Perhaps she doesn’t have to. She undoubtedly painfully aware that Canon law gives the Diocesan Ordinary, not the university, the right and the duty to bestow and to remove the name “Catholic” from any institution or endeavor in his diocese (c. 216). There is recent precedent. In 2009, Arlington Bishop Paul Loverde announced “that Notre Dame Academy was no longer a “Roman Catholic organization” functioning “in accordance with the traditions and teachings of the Roman Catholic Church.”

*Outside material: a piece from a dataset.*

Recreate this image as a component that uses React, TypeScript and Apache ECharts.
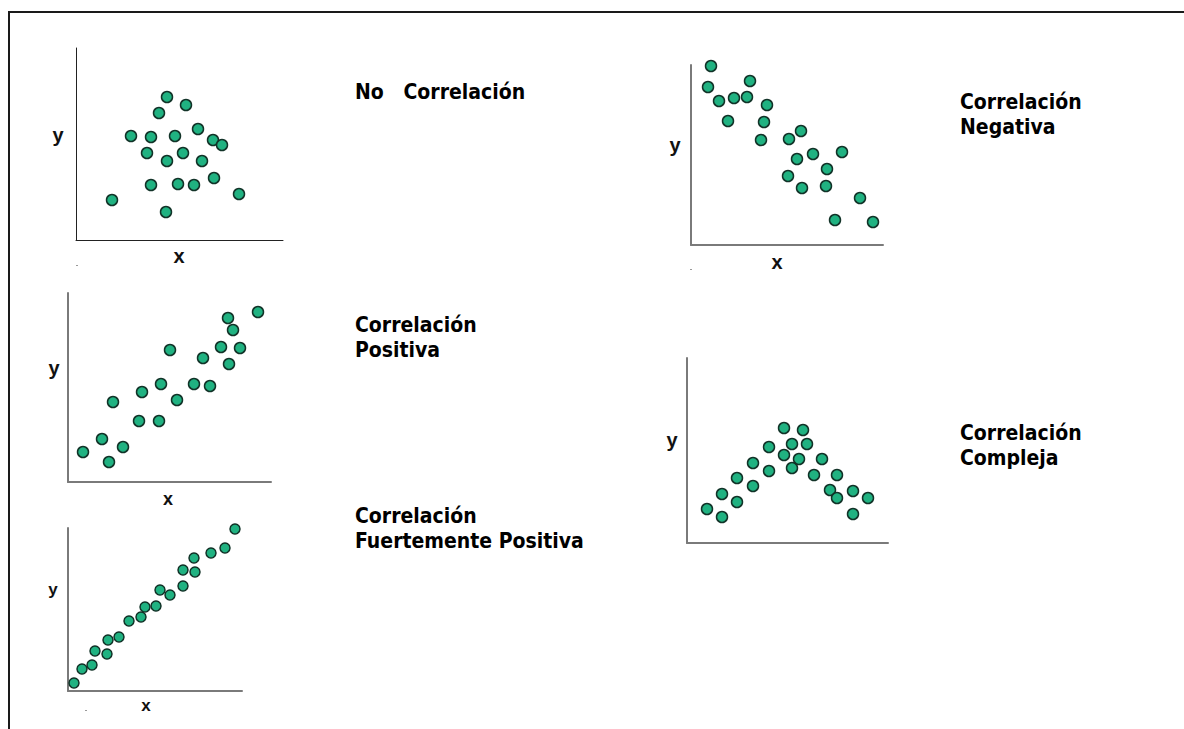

The academy, founded in Middleburg, Virginia by the Sisters of Notre Dame in 1965, had changed its charter and was now governed by a lay board of trustees. Bishop Loverde thus announced that “the school will no longer have the Blessed Sacrament reserved in its chapel and the diocese will not be able to guarantee the quality or authenticity of religious or other instruction.”

Bishop Loverde saves the best till last: “I have strongly suggested to [the chairman] that the Board of Trustees consider changing the name of the school. The title ‘Notre Dame’ (‘Our Lady’) is so closely associated with our Catholic faith that continued use of the name would undoubtedly be a cause of confusion to potential students and their families.”

The new board of trustees complied with the bishop’s request, and today the school is known as Middleburg Academy.

It’s time for the entire Catholic college community to contemplate the words of bishops Rhoades and Loverde and restore the truly Catholic character of their institutions.

Or, if not, to stop lying about it for student admissions and financial gain.